The listing below should be printed exactly, every line of it. Skip the pictures.

<<<<

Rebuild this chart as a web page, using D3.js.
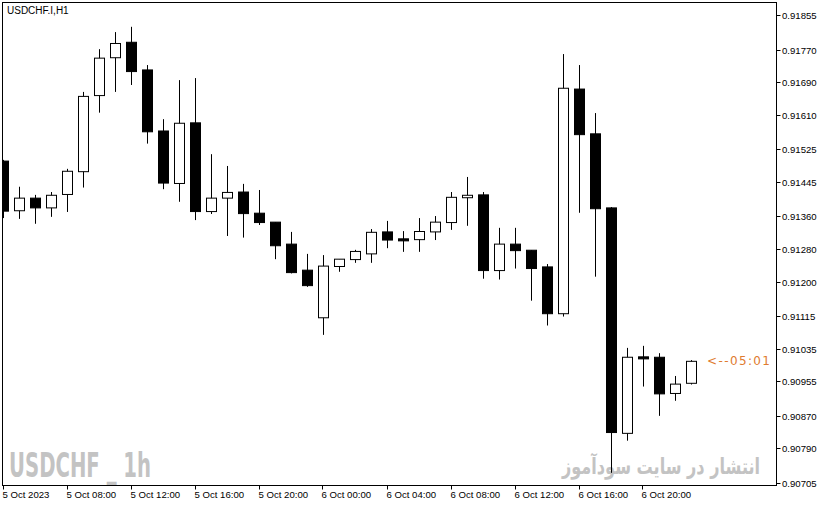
<!DOCTYPE html>
<html><head><meta charset="utf-8">
<script src="https://cdn.jsdelivr.net/npm/d3@7"></script>
<style>html,body{margin:0;padding:0;background:#fff;}svg{display:block;}</style>
</head><body>
<script>
const opens  = [0.91496,0.91374,0.91405,0.91381,0.91414,0.91470,0.91657,0.91750,0.91788,0.91720,0.91570,0.91441,0.91590,0.91372,0.91405,0.91420,0.91368,0.91346,0.91292,0.91228,0.91111,0.91237,0.91254,0.91268,0.91322,0.91305,0.91303,0.91322,0.91345,0.91406,0.91413,0.91227,0.91292,0.91277,0.91236,0.91121,0.91673,0.91563,0.91381,0.90827,0.91015,0.91014,0.90925,0.90950];
const highs  = [0.91499,0.91433,0.91413,0.91420,0.91477,0.91666,0.91771,0.91813,0.91826,0.91732,0.91599,0.91695,0.91700,0.91513,0.91484,0.91440,0.91425,0.91346,0.91322,0.91268,0.91265,0.91255,0.91278,0.91329,0.91349,0.91324,0.91356,0.91361,0.91420,0.91457,0.91420,0.91332,0.91332,0.91277,0.91243,0.91759,0.91732,0.91614,0.91383,0.91037,0.91042,0.91024,0.90968,0.91007];
const lows   = [0.91356,0.91354,0.91342,0.91359,0.91371,0.91431,0.91615,0.91666,0.91683,0.91539,0.91427,0.91396,0.91351,0.91366,0.91312,0.91308,0.91339,0.91255,0.91220,0.91187,0.91069,0.91224,0.91246,0.91246,0.91282,0.91273,0.91273,0.91302,0.91327,0.91337,0.91207,0.91205,0.91232,0.91153,0.91092,0.91114,0.91369,0.91212,0.90730,0.90809,0.90942,0.90870,0.90907,0.90947];
const closes = [0.91373,0.91405,0.91381,0.91412,0.91471,0.91655,0.91749,0.91785,0.91716,0.91568,0.91442,0.91589,0.91372,0.91405,0.91419,0.91367,0.91345,0.91288,0.91222,0.91190,0.91238,0.91255,0.91274,0.91321,0.91302,0.91300,0.91323,0.91346,0.91407,0.91412,0.91227,0.91292,0.91276,0.91232,0.91121,0.91675,0.91561,0.91379,0.90829,0.91014,0.91010,0.90924,0.90948,0.91004];
const priceTicks = ["0.91855","0.91770","0.91690","0.91610","0.91525","0.91445","0.91360","0.91280","0.91200","0.91115","0.91035","0.90955","0.90870","0.90790","0.90705"];
const timeTickIndex = [0,4,8,12,16,20,24,28,32,36,40];
const timeTickLabels = ["5 Oct 2023","5 Oct 08:00","5 Oct 12:00","5 Oct 16:00","5 Oct 20:00","6 Oct 00:00","6 Oct 04:00","6 Oct 08:00","6 Oct 12:00","6 Oct 16:00","6 Oct 20:00"];
const chartTitle = "USDCHF.I,H1";
const countdown = "<--05:01";
const watermarkEn = "USDCHF _ 1h";
const watermarkFa = "انتشار در سایت سودآموز";

const W = 821, H = 506;
const L = 2.5, T = 2.5, R = 776.5, B = 485.5;
const svg = d3.select("body").append("svg").attr("width", W).attr("height", H);

const x = d3.scaleLinear().domain([0, opens.length - 1]).range([3.5, 3.5 + 16 * (opens.length - 1)]);
const y = d3.scaleLinear().domain([0.90705, 0.91855]).range([483, 15]);

svg.append("defs").append("clipPath").attr("id", "plot")
  .append("rect").attr("x", L).attr("y", T).attr("width", R - L).attr("height", B - T);

// watermarks
svg.append("text").attr("x", 9).attr("y", 477)
  .attr("font-family", "'Liberation Sans Narrow','DejaVu Sans Condensed','Liberation Sans',sans-serif")
  .attr("font-weight", "bold").attr("font-size", 33).attr("fill", "#c3c3c3")
  .attr("textLength", 142).attr("lengthAdjust", "spacingAndGlyphs").text(watermarkEn);
svg.append("text").attr("x", 562).attr("y", 474)
  .attr("font-family", "'DejaVu Sans',sans-serif").attr("font-weight", "bold")
  .attr("font-size", 22).attr("fill", "#c3c3c3")
  .attr("textLength", 198).attr("lengthAdjust", "spacingAndGlyphs")
  .text(watermarkFa);

const data = opens.map((o, i) => ({i, o, h: highs[i], l: lows[i], c: closes[i]}));
const g = svg.append("g").attr("clip-path", "url(#plot)");

g.selectAll("line.wick").data(data).join("line")
  .attr("x1", d => x(d.i)).attr("x2", d => x(d.i))
  .attr("y1", d => y(d.h)).attr("y2", d => y(d.l))
  .attr("stroke", "#000").attr("stroke-width", 1);

g.selectAll("rect.body").data(data).join("rect")
  .attr("x", d => x(d.i) - 5)
  .attr("y", d => y(Math.max(d.o, d.c)))
  .attr("width", 10)
  .attr("height", d => Math.max(1, Math.abs(y(d.o) - y(d.c))))
  .attr("fill", d => d.c >= d.o ? "#fff" : "#000")
  .attr("stroke", "#000").attr("stroke-width", 1);

// frame
svg.append("rect").attr("x", L).attr("y", T).attr("width", R - L).attr("height", B - T)
  .attr("fill", "none").attr("stroke", "#000").attr("stroke-width", 1);

// title
svg.append("text").attr("x", 7).attr("y", 14)
  .attr("font-family", "'Liberation Sans',sans-serif").attr("font-size", 10).attr("fill", "#000")
  .text(chartTitle);

// price axis
const yAxis = svg.append("g");
priceTicks.forEach(t => {
  const v = +t, yy = Math.round(y(v)) + 0.5;
  yAxis.append("line").attr("x1", R).attr("x2", R + 4).attr("y1", yy).attr("y2", yy).attr("stroke", "#000");
  yAxis.append("text").attr("x", 782).attr("y", yy + 3.5)
    .attr("font-family", "'Liberation Sans',sans-serif").attr("font-size", 9.6).attr("fill", "#000").text(t);
});

// time axis
const xAxis = svg.append("g");
timeTickIndex.forEach((idx, k) => {
  const xx = Math.round(x(idx)) - 0.5;
  xAxis.append("line").attr("x1", xx).attr("x2", xx).attr("y1", B).attr("y2", B + 4).attr("stroke", "#000");
  xAxis.append("text").attr("x", xx - 1).attr("y", 497.5)
    .attr("font-family", "'Liberation Sans',sans-serif").attr("font-size", 9.6).attr("fill", "#000").text(timeTickLabels[k]);
});

// countdown
svg.append("text").attr("x", 707).attr("y", y(closes[closes.length - 1]) + 4)
  .attr("font-family", "'DejaVu Sans',sans-serif").attr("font-size", 12).attr("fill", "#e07b2f")
  .attr("textLength", 63).attr("lengthAdjust", "spacing").text(countdown);
</script>
</body></html>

>>>>

The output
Rebuild this chart as a web page, using D3.js.
<!DOCTYPE html>
<html><head><meta charset="utf-8">
<script src="https://cdn.jsdelivr.net/npm/d3@7"></script>
<style>html,body{margin:0;padding:0;background:#fff;}svg{display:block;}</style>
</head><body>
<script>
const opens  = [0.91496,0.91374,0.91405,0.91381,0.91414,0.91470,0.91657,0.91750,0.91788,0.91720,0.91570,0.91441,0.91590,0.91372,0.91405,0.91420,0.91368,0.91346,0.91292,0.91228,0.91111,0.91237,0.91254,0.91268,0.91322,0.91305,0.91303,0.91322,0.91345,0.91406,0.91413,0.91227,0.91292,0.91277,0.91236,0.91121,0.91673,0.91563,0.91381,0.90827,0.91015,0.91014,0.90925,0.90950];
const highs  = [0.91499,0.91433,0.91413,0.91420,0.91477,0.91666,0.91771,0.91813,0.91826,0.91732,0.91599,0.91695,0.91700,0.91513,0.91484,0.91440,0.91425,0.91346,0.91322,0.91268,0.91265,0.91255,0.91278,0.91329,0.91349,0.91324,0.91356,0.91361,0.91420,0.91457,0.91420,0.91332,0.91332,0.91277,0.91243,0.91759,0.91732,0.91614,0.91383,0.91037,0.91042,0.91024,0.90968,0.91007];
const lows   = [0.91356,0.91354,0.91342,0.91359,0.91371,0.91431,0.91615,0.91666,0.91683,0.91539,0.91427,0.91396,0.91351,0.91366,0.91312,0.91308,0.91339,0.91255,0.91220,0.91187,0.91069,0.91224,0.91246,0.91246,0.91282,0.91273,0.91273,0.91302,0.91327,0.91337,0.91207,0.91205,0.91232,0.91153,0.91092,0.91114,0.91369,0.91212,0.90730,0.90809,0.90942,0.90870,0.90907,0.90947];
const closes = [0.91373,0.91405,0.91381,0.91412,0.91471,0.91655,0.91749,0.91785,0.91716,0.91568,0.91442,0.91589,0.91372,0.91405,0.91419,0.91367,0.91345,0.91288,0.91222,0.91190,0.91238,0.91255,0.91274,0.91321,0.91302,0.91300,0.91323,0.91346,0.91407,0.91412,0.91227,0.91292,0.91276,0.91232,0.91121,0.91675,0.91561,0.91379,0.90829,0.91014,0.91010,0.90924,0.90948,0.91004];
const priceTicks = ["0.91855","0.91770","0.91690","0.91610","0.91525","0.91445","0.91360","0.91280","0.91200","0.91115","0.91035","0.90955","0.90870","0.90790","0.90705"];
const timeTickIndex = [0,4,8,12,16,20,24,28,32,36,40];
const timeTickLabels = ["5 Oct 2023","5 Oct 08:00","5 Oct 12:00","5 Oct 16:00","5 Oct 20:00","6 Oct 00:00","6 Oct 04:00","6 Oct 08:00","6 Oct 12:00","6 Oct 16:00","6 Oct 20:00"];
const chartTitle = "USDCHF.I,H1";
const countdown = "<--05:01";
const watermarkEn = "USDCHF _ 1h";
const watermarkFa = "انتشار در سایت سودآموز";

const W = 821, H = 506;
const L = 2.5, T = 2.5, R = 776.5, B = 485.5;
const svg = d3.select("body").append("svg").attr("width", W).attr("height", H);

const x = d3.scaleLinear().domain([0, opens.length - 1]).range([3.5, 3.5 + 16 * (opens.length - 1)]);
const y = d3.scaleLinear().domain([0.90705, 0.91855]).range([483, 15]);

svg.append("defs").append("clipPath").attr("id", "plot")
  .append("rect").attr("x", L).attr("y", T).attr("width", R - L).attr("height", B - T);

// watermarks
svg.append("text").attr("x", 9).attr("y", 477)
  .attr("font-family", "'Liberation Sans Narrow','DejaVu Sans Condensed','Liberation Sans',sans-serif")
  .attr("font-weight", "bold").attr("font-size", 33).attr("fill", "#c3c3c3")
  .attr("textLength", 142).attr("lengthAdjust", "spacingAndGlyphs").text(watermarkEn);
svg.append("text").attr("x", 562).attr("y", 474)
  .attr("font-family", "'DejaVu Sans',sans-serif").attr("font-weight", "bold")
  .attr("font-size", 22).attr("fill", "#c3c3c3")
  .attr("textLength", 198).attr("lengthAdjust", "spacingAndGlyphs")
  .text(watermarkFa);

const data = opens.map((o, i) => ({i, o, h: highs[i], l: lows[i], c: closes[i]}));
const g = svg.append("g").attr("clip-path", "url(#plot)");

g.selectAll("line.wick").data(data).join("line")
  .attr("x1", d => x(d.i)).attr("x2", d => x(d.i))
  .attr("y1", d => y(d.h)).attr("y2", d => y(d.l))
  .attr("stroke", "#000").attr("stroke-width", 1);

g.selectAll("rect.body").data(data).join("rect")
  .attr("x", d => x(d.i) - 5)
  .attr("y", d => y(Math.max(d.o, d.c)))
  .attr("width", 10)
  .attr("height", d => Math.max(1, Math.abs(y(d.o) - y(d.c))))
  .attr("fill", d => d.c >= d.o ? "#fff" : "#000")
  .attr("stroke", "#000").attr("stroke-width", 1);

// frame
svg.append("rect").attr("x", L).attr("y", T).attr("width", R - L).attr("height", B - T)
  .attr("fill", "none").attr("stroke", "#000").attr("stroke-width", 1);

// title
svg.append("text").attr("x", 7).attr("y", 14)
  .attr("font-family", "'Liberation Sans',sans-serif").attr("font-size", 10).attr("fill", "#000")
  .text(chartTitle);

// price axis
const yAxis = svg.append("g");
priceTicks.forEach(t => {
  const v = +t, yy = Math.round(y(v)) + 0.5;
  yAxis.append("line").attr("x1", R).attr("x2", R + 4).attr("y1", yy).attr("y2", yy).attr("stroke", "#000");
  yAxis.append("text").attr("x", 782).attr("y", yy + 3.5)
    .attr("font-family", "'Liberation Sans',sans-serif").attr("font-size", 9.6).attr("fill", "#000").text(t);
});

// time axis
const xAxis = svg.append("g");
timeTickIndex.forEach((idx, k) => {
  const xx = Math.round(x(idx)) - 0.5;
  xAxis.append("line").attr("x1", xx).attr("x2", xx).attr("y1", B).attr("y2", B + 4).attr("stroke", "#000");
  xAxis.append("text").attr("x", xx - 1).attr("y", 497.5)
    .attr("font-family", "'Liberation Sans',sans-serif").attr("font-size", 9.6).attr("fill", "#000").text(timeTickLabels[k]);
});

// countdown
svg.append("text").attr("x", 707).attr("y", y(closes[closes.length - 1]) + 4)
  .attr("font-family", "'DejaVu Sans',sans-serif").attr("font-size", 12).attr("fill", "#e07b2f")
  .attr("textLength", 63).attr("lengthAdjust", "spacing").text(countdown);
</script>
</body></html>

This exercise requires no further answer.